On 07/29/2013 10:28 AM, Marti Raudsepp wrote:
Hi,

On 07/29/2013 01:05 AM, Tom Lane wrote:
Buildfarm member anchovy has been failing for the last couple of days,
evidently because its owner just couldn't wait to adopt bison 3.0,
which is all of 3 days old.
Hmm? Anchovy is upgrading automatically to newest Arch Linux packages daily.

I assumed that's a good thing -- the purpose of build farm is to test
PostgreSQL in various different real-life environments? Arch Linux is
one such environment that adopts new packages very quickly. If Arch
users are unable to build PostgreSQL then surely it's good to be
notified by the build farm before real users start reporting problems?

I don't mean to sound reluctant, I'm open to suggestions, but please
help me understand why this is bad.


The buildfarm is principally designed to detect when some change in the Postgres code breaks something. As such, the expectation is that the animals will provide a fairly stable platform. A totally moving target will present us with false positives, since the failure could be due to no action of ours at all.
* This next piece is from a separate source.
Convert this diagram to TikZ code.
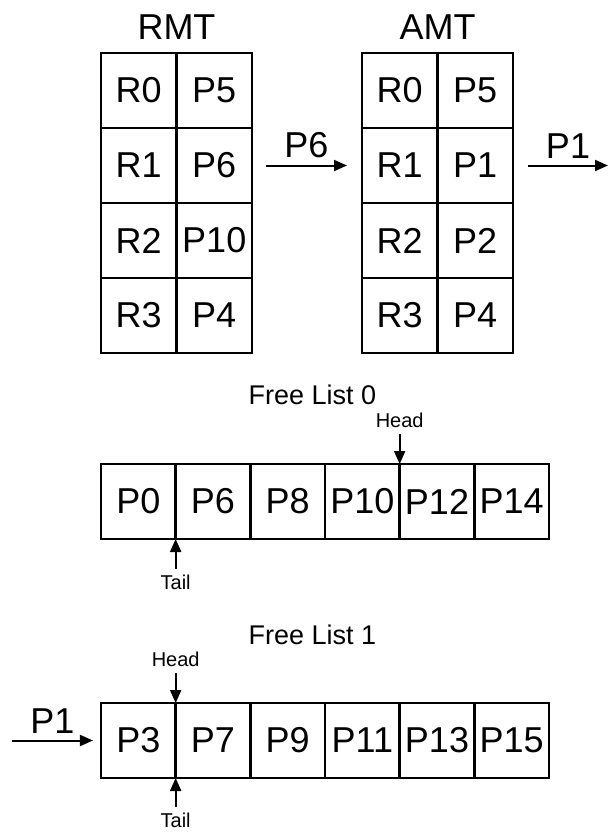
\documentclass[tikz,border=0pt]{standalone}
\usepackage{fontspec}
\setmainfont{Liberation Sans}
\usepackage{tikz}
\usetikzlibrary{arrows.meta, positioning}
\tikzstyle{cell} = [rectangle, draw, line width=2.4pt,
  outer sep=0pt, inner sep=2pt,
  minimum width=75.5pt, minimum height=75pt,
  font=\fontsize{36}{40}\selectfont]
\tikzstyle{slot} = [cell, minimum width=74.67pt]
\tikzstyle{title} = [inner sep=2pt, font=\fontsize{36}{40}\selectfont]
\tikzstyle{listname} = [inner sep=2pt, font=\fontsize{27}{30}\selectfont]
\tikzstyle{tag} = [inner sep=6pt, font=\fontsize{20}{24}\selectfont]
\tikzstyle{arrow} = [-{Triangle[length=13pt,width=11pt]}, line width=2pt]
\tikzstyle{arrowlabel} = [above, inner sep=7.5pt, outer sep=0pt,
  font=\fontsize{36}{40}\selectfont]

\begin{document}
\begin{tikzpicture}[x=1pt, y=-1pt]
  \useasboundingbox (0,0) rectangle (610,836);

  % RMT
  \node[cell] (rmtreg0) at (138.75,90.5) {R0};
  \node[cell, right=0pt of rmtreg0] (rmtphy0) {P5};
  \node[cell, below=0pt of rmtreg0] (rmtreg1) {R1};
  \node[cell, right=0pt of rmtreg1] (rmtphy1) {P6};
  \node[cell, below=0pt of rmtreg1] (rmtreg2) {R2};
  \node[cell, right=0pt of rmtreg2] (rmtphy2) {P10};
  \node[cell, below=0pt of rmtreg2] (rmtreg3) {R3};
  \node[cell, right=0pt of rmtreg3] (rmtphy3) {P4};
  \node[title, above=11pt of rmtreg0.north east] (rmtname) {RMT};

  % AMT
  \node[cell] (amtreg0) at (399.75,90.5) {R0};
  \node[cell, right=0pt of amtreg0] (amtphy0) {P5};
  \node[cell, below=0pt of amtreg0] (amtreg1) {R1};
  \node[cell, right=0pt of amtreg1] (amtphy1) {P1};
  \node[cell, below=0pt of amtreg1] (amtreg2) {R2};
  \node[cell, right=0pt of amtreg2] (amtphy2) {P2};
  \node[cell, below=0pt of amtreg2] (amtreg3) {R3};
  \node[cell, right=0pt of amtreg3] (amtphy3) {P4};
  \node[title, above=11pt of amtreg0.north east] (amtname) {AMT};

  \coordinate (amtout) at (608,165.5);
  \draw[arrow] ([xshift=14pt]rmtphy1.east) -- node[arrowlabel] {P6} ([xshift=-15pt]amtreg1.west);
  \draw[arrow] ([xshift=15pt]amtphy1.east) -- node[arrowlabel] {P1} (amtout);

  % Free List 0
  \node[listname] (fl0name) at (312.5,395) {Free List 0};
  \node[slot] (fl0s0) at (138.33,501.5) {P0};
  \node[slot, right=0pt of fl0s0] (fl0s1) {P6};
  \node[slot, right=0pt of fl0s1] (fl0s2) {P8};
  \node[slot, right=0pt of fl0s2] (fl0s3) {P10};
  \node[slot, right=0pt of fl0s3] (fl0s4) {P12};
  \node[slot, right=0pt of fl0s4] (fl0s5) {P14};
  \node[tag, above=30pt of fl0s4.north west] (head0) {Head};
  \node[tag, below=30pt of fl0s1.south west] (tail0) {Tail};
  \draw[arrow] (head0) -- (fl0s4.north west);
  \draw[arrow] (tail0) -- (fl0s1.south west);

  % Free List 1
  \node[listname] (fl1name) at (312.5,635) {Free List 1};
  \node[slot] (fl1s0) at (138.33,740.5) {P3};
  \node[slot, right=0pt of fl1s0] (fl1s1) {P7};
  \node[slot, right=0pt of fl1s1] (fl1s2) {P9};
  \node[slot, right=0pt of fl1s2] (fl1s3) {P11};
  \node[slot, right=0pt of fl1s3] (fl1s4) {P13};
  \node[slot, right=0pt of fl1s4] (fl1s5) {P15};
  \node[tag, above=30pt of fl1s1.north west] (head1) {Head};
  \node[tag, below=29pt of fl1s1.south west] (tail1) {Tail};
  \draw[arrow] (head1) -- (fl1s1.north west);
  \draw[arrow] (tail1) -- (fl1s1.south west);

  \coordinate (listin) at (12,740.5);
  \draw[arrow] (listin) -- node[arrowlabel] {P1} ([xshift=-8pt]fl1s0.west);

\end{tikzpicture}
\end{document}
A machine that can auto-upgrade anything at any time is really not very fit for the purpose. What that would be testing is not if a change in Postgres code has broken something, but if the host packaging system has broken something.

And if the upgrade involves
the OS or the compiler, please use the udate_personality.pl script to update
the server.
Is it OK to run update_personality.pl automatically every day from crontab?


No. It is designed to support a fairly small number of changes.